[begin Input records]

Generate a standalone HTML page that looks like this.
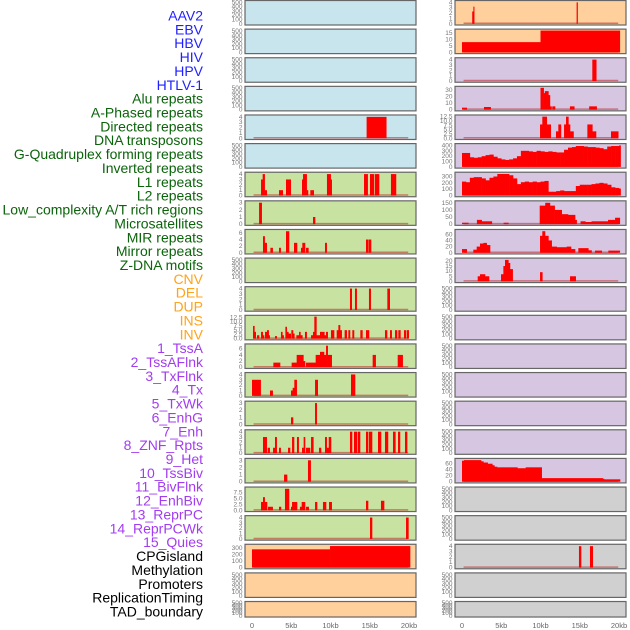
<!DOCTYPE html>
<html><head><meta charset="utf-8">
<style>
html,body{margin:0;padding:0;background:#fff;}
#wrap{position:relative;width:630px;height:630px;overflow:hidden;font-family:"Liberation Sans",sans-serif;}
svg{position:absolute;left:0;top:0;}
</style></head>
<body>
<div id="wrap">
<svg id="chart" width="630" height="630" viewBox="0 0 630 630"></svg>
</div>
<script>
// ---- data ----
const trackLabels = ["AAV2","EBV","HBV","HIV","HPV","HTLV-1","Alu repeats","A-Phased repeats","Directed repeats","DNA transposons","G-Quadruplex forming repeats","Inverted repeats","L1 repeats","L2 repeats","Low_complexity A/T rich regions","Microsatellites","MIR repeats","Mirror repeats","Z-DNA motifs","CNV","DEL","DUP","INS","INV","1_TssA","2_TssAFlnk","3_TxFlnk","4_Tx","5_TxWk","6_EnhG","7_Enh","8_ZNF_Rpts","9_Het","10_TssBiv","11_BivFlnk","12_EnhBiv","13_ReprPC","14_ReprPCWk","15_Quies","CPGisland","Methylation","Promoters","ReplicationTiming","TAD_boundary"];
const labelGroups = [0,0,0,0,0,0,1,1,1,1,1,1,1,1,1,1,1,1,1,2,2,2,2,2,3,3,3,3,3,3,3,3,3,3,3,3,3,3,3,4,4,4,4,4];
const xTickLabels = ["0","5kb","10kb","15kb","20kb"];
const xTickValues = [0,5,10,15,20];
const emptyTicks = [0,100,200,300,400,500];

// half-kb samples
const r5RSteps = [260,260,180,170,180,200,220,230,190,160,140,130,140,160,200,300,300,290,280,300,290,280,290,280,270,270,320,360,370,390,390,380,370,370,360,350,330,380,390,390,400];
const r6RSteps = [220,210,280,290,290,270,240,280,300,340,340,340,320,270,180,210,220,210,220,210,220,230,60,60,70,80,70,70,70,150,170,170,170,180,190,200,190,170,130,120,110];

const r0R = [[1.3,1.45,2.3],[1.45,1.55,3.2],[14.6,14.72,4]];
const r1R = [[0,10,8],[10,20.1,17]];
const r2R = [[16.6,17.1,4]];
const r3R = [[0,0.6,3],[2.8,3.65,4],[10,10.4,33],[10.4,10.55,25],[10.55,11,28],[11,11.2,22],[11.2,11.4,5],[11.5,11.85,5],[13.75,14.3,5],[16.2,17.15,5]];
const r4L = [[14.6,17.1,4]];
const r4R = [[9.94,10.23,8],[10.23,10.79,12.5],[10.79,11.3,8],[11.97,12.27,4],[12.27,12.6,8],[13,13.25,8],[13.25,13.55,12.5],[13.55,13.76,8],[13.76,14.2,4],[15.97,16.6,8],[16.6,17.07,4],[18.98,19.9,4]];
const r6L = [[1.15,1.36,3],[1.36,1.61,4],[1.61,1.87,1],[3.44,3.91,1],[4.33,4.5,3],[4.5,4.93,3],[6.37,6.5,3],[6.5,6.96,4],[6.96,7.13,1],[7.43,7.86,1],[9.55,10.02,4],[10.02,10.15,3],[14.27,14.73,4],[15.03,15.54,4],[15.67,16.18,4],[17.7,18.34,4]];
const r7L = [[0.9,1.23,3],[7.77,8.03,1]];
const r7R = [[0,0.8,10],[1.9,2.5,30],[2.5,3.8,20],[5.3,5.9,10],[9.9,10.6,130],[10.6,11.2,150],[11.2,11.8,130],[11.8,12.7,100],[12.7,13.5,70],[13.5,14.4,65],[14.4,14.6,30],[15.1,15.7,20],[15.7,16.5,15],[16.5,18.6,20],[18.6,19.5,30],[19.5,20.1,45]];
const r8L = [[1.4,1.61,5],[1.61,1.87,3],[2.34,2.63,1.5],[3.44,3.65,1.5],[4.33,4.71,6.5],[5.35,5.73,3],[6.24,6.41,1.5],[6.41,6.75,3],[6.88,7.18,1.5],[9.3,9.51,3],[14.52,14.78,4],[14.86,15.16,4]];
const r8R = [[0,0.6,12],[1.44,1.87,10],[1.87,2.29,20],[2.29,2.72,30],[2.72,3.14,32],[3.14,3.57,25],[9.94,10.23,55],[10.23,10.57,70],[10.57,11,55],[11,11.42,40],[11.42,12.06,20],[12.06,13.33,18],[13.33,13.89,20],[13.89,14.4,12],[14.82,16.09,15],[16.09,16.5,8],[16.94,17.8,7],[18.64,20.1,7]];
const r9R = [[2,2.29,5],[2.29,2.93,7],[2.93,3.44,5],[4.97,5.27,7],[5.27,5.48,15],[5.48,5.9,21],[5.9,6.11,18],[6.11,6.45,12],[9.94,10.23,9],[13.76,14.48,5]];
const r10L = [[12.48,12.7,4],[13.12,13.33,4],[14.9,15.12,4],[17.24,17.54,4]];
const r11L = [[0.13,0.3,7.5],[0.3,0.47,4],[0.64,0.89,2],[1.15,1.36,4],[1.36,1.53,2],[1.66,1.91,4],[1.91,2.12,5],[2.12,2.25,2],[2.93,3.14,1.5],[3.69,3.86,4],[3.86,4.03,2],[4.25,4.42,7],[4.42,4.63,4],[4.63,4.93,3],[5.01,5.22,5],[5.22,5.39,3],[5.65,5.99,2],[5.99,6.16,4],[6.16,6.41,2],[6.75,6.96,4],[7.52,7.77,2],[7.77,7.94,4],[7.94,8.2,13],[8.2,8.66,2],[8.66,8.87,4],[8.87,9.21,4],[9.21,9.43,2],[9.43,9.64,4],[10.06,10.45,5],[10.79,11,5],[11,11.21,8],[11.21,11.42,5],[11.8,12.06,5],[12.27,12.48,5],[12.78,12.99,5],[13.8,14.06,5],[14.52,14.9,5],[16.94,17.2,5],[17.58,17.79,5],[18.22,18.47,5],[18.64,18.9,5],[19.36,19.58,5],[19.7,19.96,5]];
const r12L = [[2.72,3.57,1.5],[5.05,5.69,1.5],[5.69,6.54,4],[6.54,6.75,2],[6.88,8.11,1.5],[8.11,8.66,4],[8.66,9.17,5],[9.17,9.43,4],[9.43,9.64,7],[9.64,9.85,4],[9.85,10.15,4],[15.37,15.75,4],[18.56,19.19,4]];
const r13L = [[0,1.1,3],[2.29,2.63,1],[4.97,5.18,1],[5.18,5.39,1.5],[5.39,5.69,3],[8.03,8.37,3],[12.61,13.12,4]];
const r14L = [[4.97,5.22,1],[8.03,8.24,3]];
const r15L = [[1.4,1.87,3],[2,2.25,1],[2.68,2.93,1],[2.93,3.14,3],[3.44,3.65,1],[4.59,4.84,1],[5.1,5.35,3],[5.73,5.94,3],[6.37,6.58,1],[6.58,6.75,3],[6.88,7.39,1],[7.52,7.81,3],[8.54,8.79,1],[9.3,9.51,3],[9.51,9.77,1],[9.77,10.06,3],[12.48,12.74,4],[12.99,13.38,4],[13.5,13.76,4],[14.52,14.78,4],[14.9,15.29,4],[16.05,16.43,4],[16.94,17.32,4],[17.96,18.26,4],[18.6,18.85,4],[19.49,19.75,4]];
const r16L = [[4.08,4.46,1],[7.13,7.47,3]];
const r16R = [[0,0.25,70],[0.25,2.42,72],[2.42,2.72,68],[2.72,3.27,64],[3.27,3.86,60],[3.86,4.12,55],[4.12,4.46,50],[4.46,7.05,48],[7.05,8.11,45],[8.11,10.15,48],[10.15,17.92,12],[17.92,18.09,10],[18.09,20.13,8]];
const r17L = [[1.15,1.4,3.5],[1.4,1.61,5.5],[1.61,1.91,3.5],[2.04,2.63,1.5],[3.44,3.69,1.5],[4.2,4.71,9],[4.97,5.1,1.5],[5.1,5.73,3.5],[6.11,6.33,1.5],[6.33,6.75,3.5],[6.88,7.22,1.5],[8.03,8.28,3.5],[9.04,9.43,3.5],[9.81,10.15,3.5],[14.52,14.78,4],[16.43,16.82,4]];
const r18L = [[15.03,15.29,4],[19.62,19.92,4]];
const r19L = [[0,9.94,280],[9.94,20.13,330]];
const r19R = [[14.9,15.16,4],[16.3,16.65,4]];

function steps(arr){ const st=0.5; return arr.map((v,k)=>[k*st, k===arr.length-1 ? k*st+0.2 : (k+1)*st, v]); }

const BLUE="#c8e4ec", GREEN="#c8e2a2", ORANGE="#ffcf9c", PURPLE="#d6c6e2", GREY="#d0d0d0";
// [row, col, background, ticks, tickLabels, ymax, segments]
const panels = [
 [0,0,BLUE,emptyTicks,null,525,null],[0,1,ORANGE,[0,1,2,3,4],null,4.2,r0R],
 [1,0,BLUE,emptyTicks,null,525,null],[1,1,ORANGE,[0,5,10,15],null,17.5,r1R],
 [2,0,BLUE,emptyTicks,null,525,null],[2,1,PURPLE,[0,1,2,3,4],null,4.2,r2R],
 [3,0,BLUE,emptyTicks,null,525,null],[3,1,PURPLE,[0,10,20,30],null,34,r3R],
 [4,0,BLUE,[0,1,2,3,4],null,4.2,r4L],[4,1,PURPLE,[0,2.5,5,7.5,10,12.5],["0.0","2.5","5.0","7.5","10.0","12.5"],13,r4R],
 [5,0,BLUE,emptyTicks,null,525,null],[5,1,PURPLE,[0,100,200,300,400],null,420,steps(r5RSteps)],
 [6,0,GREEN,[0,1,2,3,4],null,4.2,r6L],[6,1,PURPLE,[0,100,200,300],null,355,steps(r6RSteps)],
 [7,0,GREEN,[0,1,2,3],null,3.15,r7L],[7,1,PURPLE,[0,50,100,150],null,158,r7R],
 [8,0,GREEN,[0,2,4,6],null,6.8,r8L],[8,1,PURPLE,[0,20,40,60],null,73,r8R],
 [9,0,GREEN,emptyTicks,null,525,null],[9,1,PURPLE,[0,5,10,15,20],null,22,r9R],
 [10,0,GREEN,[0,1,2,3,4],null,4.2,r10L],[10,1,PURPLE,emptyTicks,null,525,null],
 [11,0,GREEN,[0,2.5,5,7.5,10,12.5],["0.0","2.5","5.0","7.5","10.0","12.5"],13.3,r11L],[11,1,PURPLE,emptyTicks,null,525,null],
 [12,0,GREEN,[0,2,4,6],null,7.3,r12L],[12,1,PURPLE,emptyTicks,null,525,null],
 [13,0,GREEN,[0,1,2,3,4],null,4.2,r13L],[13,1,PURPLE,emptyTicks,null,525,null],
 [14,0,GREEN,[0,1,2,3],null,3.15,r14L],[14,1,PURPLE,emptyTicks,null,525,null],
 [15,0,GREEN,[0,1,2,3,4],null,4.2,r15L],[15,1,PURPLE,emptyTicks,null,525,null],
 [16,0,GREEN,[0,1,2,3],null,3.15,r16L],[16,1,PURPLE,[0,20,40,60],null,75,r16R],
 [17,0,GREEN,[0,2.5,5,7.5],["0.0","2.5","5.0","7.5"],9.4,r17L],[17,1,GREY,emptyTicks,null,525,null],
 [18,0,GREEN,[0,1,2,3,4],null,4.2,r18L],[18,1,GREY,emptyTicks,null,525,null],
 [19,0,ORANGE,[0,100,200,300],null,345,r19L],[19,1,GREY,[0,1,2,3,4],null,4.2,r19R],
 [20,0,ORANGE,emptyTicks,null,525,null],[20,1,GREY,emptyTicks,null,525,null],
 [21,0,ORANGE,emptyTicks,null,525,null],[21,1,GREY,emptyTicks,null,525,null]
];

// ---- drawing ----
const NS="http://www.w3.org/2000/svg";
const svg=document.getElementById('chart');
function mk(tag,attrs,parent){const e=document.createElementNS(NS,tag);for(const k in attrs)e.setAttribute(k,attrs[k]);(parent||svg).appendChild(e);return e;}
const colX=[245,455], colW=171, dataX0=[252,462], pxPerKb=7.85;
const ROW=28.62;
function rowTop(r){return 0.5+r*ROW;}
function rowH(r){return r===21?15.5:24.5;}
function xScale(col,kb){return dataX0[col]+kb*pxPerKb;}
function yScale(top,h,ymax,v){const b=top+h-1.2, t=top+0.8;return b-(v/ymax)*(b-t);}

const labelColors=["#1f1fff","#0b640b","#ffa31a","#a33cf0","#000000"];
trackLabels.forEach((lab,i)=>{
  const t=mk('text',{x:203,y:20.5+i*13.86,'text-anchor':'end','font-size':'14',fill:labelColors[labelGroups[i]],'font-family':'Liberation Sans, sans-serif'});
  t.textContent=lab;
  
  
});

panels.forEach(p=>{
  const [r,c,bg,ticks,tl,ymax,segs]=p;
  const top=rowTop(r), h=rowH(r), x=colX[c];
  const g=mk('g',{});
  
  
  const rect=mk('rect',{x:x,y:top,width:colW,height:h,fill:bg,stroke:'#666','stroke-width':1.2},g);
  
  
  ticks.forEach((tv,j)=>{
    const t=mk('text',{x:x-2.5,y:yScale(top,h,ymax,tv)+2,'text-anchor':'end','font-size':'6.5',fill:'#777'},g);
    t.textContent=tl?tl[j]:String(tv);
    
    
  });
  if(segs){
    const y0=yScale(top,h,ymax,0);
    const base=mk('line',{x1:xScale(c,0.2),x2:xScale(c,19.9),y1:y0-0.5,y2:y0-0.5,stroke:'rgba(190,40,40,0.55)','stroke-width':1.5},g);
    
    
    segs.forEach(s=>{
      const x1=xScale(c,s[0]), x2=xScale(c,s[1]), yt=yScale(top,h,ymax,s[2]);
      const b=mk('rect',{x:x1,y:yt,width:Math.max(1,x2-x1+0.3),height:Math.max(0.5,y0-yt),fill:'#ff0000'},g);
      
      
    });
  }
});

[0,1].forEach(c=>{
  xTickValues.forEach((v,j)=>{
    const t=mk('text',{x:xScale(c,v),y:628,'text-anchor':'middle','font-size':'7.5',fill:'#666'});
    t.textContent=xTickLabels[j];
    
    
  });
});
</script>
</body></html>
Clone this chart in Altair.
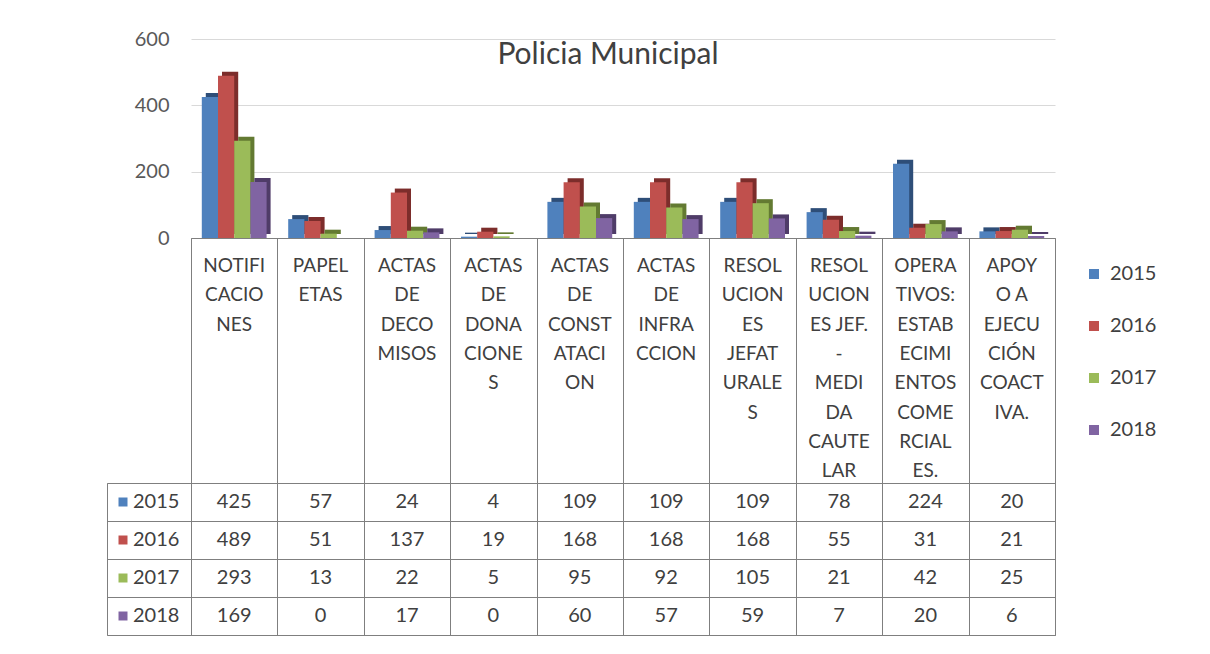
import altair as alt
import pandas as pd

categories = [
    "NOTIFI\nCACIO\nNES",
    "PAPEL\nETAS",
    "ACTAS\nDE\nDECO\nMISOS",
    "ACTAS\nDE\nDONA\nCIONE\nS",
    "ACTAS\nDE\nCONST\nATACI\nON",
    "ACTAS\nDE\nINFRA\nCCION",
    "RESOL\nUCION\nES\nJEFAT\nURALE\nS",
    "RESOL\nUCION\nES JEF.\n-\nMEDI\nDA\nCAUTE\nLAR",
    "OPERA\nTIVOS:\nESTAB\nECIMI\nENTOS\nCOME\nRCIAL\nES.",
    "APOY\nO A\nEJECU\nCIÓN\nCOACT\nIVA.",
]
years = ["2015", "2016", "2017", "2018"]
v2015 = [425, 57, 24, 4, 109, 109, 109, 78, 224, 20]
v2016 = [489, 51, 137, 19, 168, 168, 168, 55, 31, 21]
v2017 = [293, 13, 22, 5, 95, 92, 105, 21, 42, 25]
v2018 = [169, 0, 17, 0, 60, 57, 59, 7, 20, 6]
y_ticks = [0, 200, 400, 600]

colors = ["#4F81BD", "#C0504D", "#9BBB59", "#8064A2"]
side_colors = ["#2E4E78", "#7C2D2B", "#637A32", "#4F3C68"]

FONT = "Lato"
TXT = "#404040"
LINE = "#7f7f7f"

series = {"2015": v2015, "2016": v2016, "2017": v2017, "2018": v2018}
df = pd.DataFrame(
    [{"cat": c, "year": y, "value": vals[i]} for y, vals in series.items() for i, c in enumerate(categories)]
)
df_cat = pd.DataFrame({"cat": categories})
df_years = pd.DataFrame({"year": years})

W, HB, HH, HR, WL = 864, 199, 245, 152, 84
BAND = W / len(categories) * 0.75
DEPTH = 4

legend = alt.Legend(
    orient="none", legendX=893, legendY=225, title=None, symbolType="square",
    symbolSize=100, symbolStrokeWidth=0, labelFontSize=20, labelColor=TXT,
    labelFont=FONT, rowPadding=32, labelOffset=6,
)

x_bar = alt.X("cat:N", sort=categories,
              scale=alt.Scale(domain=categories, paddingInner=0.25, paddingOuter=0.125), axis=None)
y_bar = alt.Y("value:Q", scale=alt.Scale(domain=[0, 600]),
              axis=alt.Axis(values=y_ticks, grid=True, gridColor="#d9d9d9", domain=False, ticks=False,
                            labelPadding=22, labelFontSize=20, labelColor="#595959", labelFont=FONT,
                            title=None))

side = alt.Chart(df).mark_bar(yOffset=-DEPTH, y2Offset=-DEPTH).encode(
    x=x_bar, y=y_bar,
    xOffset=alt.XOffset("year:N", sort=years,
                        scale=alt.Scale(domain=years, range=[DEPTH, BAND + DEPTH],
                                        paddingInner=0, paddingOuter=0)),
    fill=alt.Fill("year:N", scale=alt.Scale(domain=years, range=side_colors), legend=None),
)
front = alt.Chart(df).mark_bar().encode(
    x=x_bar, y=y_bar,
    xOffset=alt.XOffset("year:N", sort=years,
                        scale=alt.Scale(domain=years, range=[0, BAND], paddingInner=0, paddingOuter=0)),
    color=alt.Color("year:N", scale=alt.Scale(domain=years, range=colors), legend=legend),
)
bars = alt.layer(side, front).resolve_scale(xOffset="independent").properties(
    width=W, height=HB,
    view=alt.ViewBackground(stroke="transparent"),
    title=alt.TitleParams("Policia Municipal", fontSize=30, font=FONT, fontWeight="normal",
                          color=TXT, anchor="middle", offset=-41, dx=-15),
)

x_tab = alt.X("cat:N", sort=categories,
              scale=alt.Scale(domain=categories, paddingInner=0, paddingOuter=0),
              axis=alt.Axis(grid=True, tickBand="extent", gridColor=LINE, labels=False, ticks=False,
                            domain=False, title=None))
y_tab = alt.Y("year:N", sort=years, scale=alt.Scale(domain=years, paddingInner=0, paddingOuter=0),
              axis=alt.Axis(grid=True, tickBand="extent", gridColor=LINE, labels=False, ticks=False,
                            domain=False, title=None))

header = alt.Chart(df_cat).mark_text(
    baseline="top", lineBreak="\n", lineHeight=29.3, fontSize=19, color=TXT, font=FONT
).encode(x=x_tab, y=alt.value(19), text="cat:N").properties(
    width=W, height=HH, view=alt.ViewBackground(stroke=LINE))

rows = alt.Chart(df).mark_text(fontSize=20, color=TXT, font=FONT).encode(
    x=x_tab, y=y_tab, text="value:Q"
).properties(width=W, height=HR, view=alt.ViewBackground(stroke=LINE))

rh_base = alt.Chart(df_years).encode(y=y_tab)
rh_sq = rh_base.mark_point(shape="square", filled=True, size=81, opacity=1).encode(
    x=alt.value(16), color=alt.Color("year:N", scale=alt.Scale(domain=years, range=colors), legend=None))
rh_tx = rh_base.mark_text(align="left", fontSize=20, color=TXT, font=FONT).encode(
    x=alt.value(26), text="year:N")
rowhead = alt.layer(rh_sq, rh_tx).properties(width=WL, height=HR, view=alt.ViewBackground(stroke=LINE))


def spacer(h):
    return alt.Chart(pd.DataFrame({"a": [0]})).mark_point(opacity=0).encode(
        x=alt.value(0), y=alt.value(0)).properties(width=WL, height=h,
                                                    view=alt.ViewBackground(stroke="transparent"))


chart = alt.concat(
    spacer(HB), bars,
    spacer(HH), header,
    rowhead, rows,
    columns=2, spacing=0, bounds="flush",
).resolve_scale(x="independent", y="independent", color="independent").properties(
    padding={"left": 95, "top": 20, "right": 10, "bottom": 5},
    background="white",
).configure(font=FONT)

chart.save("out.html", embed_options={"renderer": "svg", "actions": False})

[end Input records]

Begin at the line that has "Clone this chart in Altair.", stop after the line that has "import pandas as pd", and reproduce every line between them exactly and nothing else. Pictures stay out of the copy.

Clone this chart in Altair.
import altair as alt
import pandas as pd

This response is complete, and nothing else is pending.